> **Task description**
Exactly retype the lines from the top of the data through the line containing "d3.scaleLinear().domain([-0.05, 1.05]).range([p.bottom, p.top]);", leaving out every picture.
■ ■ ■ ■ ■
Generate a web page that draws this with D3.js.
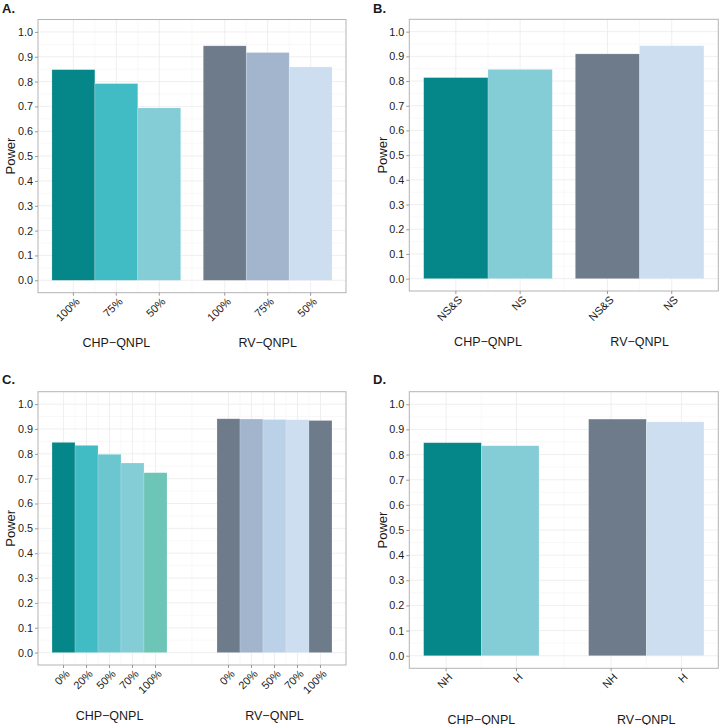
<!DOCTYPE html>
<html>
<head>
<meta charset="utf-8">
<script src="https://cdn.jsdelivr.net/npm/d3@7"></script>
<style>
  body { margin: 0; background: #fff; }
  text { font-family: "Liberation Sans", Arial, sans-serif; fill: #1a1a1a; }
</style>
</head>
<body>
<div id="chart"></div>
<script>
// data
var groups = ["CHP−QNPL", "RV−QNPL"];
var yTicks = [0, 0.1, 0.2, 0.3, 0.4, 0.5, 0.6, 0.7, 0.8, 0.9, 1.0];

var aLevels = ["100%", "75%", "50%"];
var aCHP = [0.848, 0.792, 0.694];
var aRV  = [0.944, 0.917, 0.859];

var bLevels = ["NS&S", "NS"];
var bCHP = [0.814, 0.847];
var bRV  = [0.910, 0.943];

var cLevels = ["0%", "20%", "50%", "70%", "100%"];
var cCHP = [0.846, 0.834, 0.798, 0.763, 0.724];
var cRV  = [0.941, 0.940, 0.938, 0.937, 0.934];

var dLevels = ["NH", "H"];
var dCHP = [0.847, 0.835];
var dRV  = [0.941, 0.930];

// colours
var tealA = ["#05878a", "#42bcc4", "#84cdd6"];
var slateA = ["#6e7b8b", "#a2b5cd", "#cddef0"];
var tealB = ["#05878a", "#84cdd6"];
var slateB = ["#6e7b8b", "#cddef0"];
var tealC = ["#05878a", "#42bcc4", "#6cc6d0", "#84cdd6", "#6cc5b6"];
var slateC = ["#6e7b8b", "#a2b5cd", "#bbd1e8", "#cddef0", "#6e7b8b"];

var svg = d3.select("#chart").append("svg")
  .attr("width", 719).attr("height", 725);

function draw_panel(p)
{
  var g = svg.append("g");

  var y = d3.scaleLinear().domain([-0.05, 1.05]).range([p.bottom, p.top]);

  var outer = d3.scaleBand().domain(groups)
    .range([p.left, p.right])
    .paddingInner(p.padIn).paddingOuter(p.padOut);
  var inner = d3.scaleBand().domain(p.levels)
    .range([0, outer.bandwidth()]).padding(0);
  var tickPos = d3.scalePoint().domain(p.levels)
    .range([0, outer.bandwidth()]).padding(p.tickPad);

  var ticksX = [];
  groups.forEach(function(gr) {
    p.levels.forEach(function(l) { ticksX.push({x: outer(gr) + tickPos(l), label: l}); });
  });

  // grid
  var minorY = d3.range(0, 10).map(function(i) { return i * 0.1 + 0.05; });
  g.selectAll(".ymin").data(minorY).enter().append("line")
    .attr("x1", p.left).attr("x2", p.right)
    .attr("y1", function(d) { return y(d); }).attr("y2", function(d) { return y(d); })
    .attr("stroke", "#f4f4f4").attr("stroke-width", 0.6);
  var minorX = [];
  for (var i = 0; i < ticksX.length - 1; i++) minorX.push((ticksX[i].x + ticksX[i + 1].x) / 2);
  g.selectAll(".xmin").data(minorX).enter().append("line")
    .attr("y1", p.top).attr("y2", p.bottom)
    .attr("x1", function(d) { return d; }).attr("x2", function(d) { return d; })
    .attr("stroke", "#f4f4f4").attr("stroke-width", 0.6);
  g.selectAll(".ymaj").data(yTicks).enter().append("line")
    .attr("x1", p.left).attr("x2", p.right)
    .attr("y1", function(d) { return y(d); }).attr("y2", function(d) { return y(d); })
    .attr("stroke", "#ebebeb").attr("stroke-width", 0.8);
  g.selectAll(".xmaj").data(ticksX).enter().append("line")
    .attr("y1", p.top).attr("y2", p.bottom)
    .attr("x1", function(d) { return d.x; }).attr("x2", function(d) { return d.x; })
    .attr("stroke", "#ebebeb").attr("stroke-width", 0.8);

  // bars
  var series = [p.chp, p.rv];
  var cols = [p.chpCol, p.rvCol];
  groups.forEach(function(gr, gi) {
    g.selectAll(".bar" + gi).data(series[gi]).enter().append("rect")
      .attr("x", function(d, i) { return outer(gr) + inner(p.levels[i]); })
      .attr("width", inner.bandwidth())
      .attr("y", function(d) { return y(d); })
      .attr("height", function(d) { return y(0) - y(d); })
      .attr("fill", function(d, i) { return cols[gi][i]; })
      .attr("stroke", "#ffffff").attr("stroke-opacity", 0.3).attr("stroke-width", 0.6);
  });

  // panel border
  g.append("rect")
    .attr("x", p.left).attr("y", p.top)
    .attr("width", p.right - p.left).attr("height", p.bottom - p.top)
    .attr("fill", "none").attr("stroke", "#b3b3b3").attr("stroke-width", 1);

  // y axis
  var yAxis = d3.axisLeft(y).tickValues(yTicks).tickSize(3).tickPadding(2)
    .tickFormat(d3.format(".1f"));
  var ya = g.append("g").attr("transform", "translate(" + p.left + ",0)").call(yAxis);
  ya.select(".domain").remove();
  ya.selectAll("line").attr("stroke", "#999");
  ya.selectAll("text").style("font-size", "10.8px").attr("fill", "#1a1a1a");

  // x ticks + rotated labels
  g.selectAll(".xt").data(ticksX).enter().append("line")
    .attr("x1", function(d) { return d.x; }).attr("x2", function(d) { return d.x; })
    .attr("y1", p.bottom).attr("y2", p.bottom + 3)
    .attr("stroke", "#999");
  g.selectAll(".xl").data(ticksX).enter().append("text")
    .attr("transform", function(d) { return "translate(" + (d.x + 1.5) + "," + (p.bottom + 4) + ") rotate(-45)"; })
    .attr("text-anchor", "end")
    .attr("dy", "0.71em")
    .style("font-size", "11px")
    .text(function(d) { return d.label; });

  // group names
  g.selectAll(".gl").data(groups).enter().append("text")
    .attr("x", function(d) { return outer(d) + outer.bandwidth() / 2; })
    .attr("y", p.groupY)
    .attr("text-anchor", "middle")
    .style("font-size", "12.5px")
    .text(function(d) { return d; });

  // y title
  g.append("text")
    .attr("transform", "translate(" + p.titleX + "," + ((p.top + p.bottom) / 2) + ") rotate(-90)")
    .attr("text-anchor", "middle")
    .style("font-size", "13px")
    .text("Power");

  // panel letter
  g.append("text")
    .attr("x", p.letterX).attr("y", p.letterY)
    .style("font-size", "13px").style("font-weight", "bold")
    .text(p.letter);
}

draw_panel({letter: "A.", letterX: 2, letterY: 12.5, titleX: 15,
  left: 38, right: 346, top: 19.5, bottom: 292.7, padIn: 0.149, padOut: 0.092, tickPad: 0.5,
  groupY: 346.5, levels: aLevels, chp: aCHP, rv: aRV, chpCol: tealA, rvCol: slateA});
draw_panel({letter: "B.", letterX: 373, letterY: 12.5, titleX: 386.5,
  left: 409.3, right: 718.3, top: 19.3, bottom: 291, padIn: 0.152, padOut: 0.095, tickPad: 0.5,
  groupY: 345.5, levels: bLevels, chp: bCHP, rv: bRV, chpCol: tealB, rvCol: slateB});
draw_panel({letter: "C.", letterX: 2, letterY: 384, titleX: 15,
  left: 38, right: 346, top: 391.7, bottom: 665, padIn: 0.303, padOut: 0.085, tickPad: 0.5,
  groupY: 719.5, levels: cLevels, chp: cCHP, rv: cRV, chpCol: tealC, rvCol: slateC});
draw_panel({letter: "D.", letterX: 373, letterY: 384, titleX: 386.5,
  left: 409.3, right: 718.3, top: 391.7, bottom: 668.3, padIn: 0.301, padOut: 0.087, tickPad: 0.32,
  groupY: 723.5, levels: dLevels, chp: dCHP, rv: dRV, chpCol: tealB, rvCol: slateB});
</script>
</body>
</html>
■ ■ ■ ■ ■
> **Task solution**
Generate a web page that draws this with D3.js.
<!DOCTYPE html>
<html>
<head>
<meta charset="utf-8">
<script src="https://cdn.jsdelivr.net/npm/d3@7"></script>
<style>
  body { margin: 0; background: #fff; }
  text { font-family: "Liberation Sans", Arial, sans-serif; fill: #1a1a1a; }
</style>
</head>
<body>
<div id="chart"></div>
<script>
// data
var groups = ["CHP−QNPL", "RV−QNPL"];
var yTicks = [0, 0.1, 0.2, 0.3, 0.4, 0.5, 0.6, 0.7, 0.8, 0.9, 1.0];

var aLevels = ["100%", "75%", "50%"];
var aCHP = [0.848, 0.792, 0.694];
var aRV  = [0.944, 0.917, 0.859];

var bLevels = ["NS&S", "NS"];
var bCHP = [0.814, 0.847];
var bRV  = [0.910, 0.943];

var cLevels = ["0%", "20%", "50%", "70%", "100%"];
var cCHP = [0.846, 0.834, 0.798, 0.763, 0.724];
var cRV  = [0.941, 0.940, 0.938, 0.937, 0.934];

var dLevels = ["NH", "H"];
var dCHP = [0.847, 0.835];
var dRV  = [0.941, 0.930];

// colours
var tealA = ["#05878a", "#42bcc4", "#84cdd6"];
var slateA = ["#6e7b8b", "#a2b5cd", "#cddef0"];
var tealB = ["#05878a", "#84cdd6"];
var slateB = ["#6e7b8b", "#cddef0"];
var tealC = ["#05878a", "#42bcc4", "#6cc6d0", "#84cdd6", "#6cc5b6"];
var slateC = ["#6e7b8b", "#a2b5cd", "#bbd1e8", "#cddef0", "#6e7b8b"];

var svg = d3.select("#chart").append("svg")
  .attr("width", 719).attr("height", 725);

function draw_panel(p)
{
  var g = svg.append("g");

  var y = d3.scaleLinear().domain([-0.05, 1.05]).range([p.bottom, p.top]);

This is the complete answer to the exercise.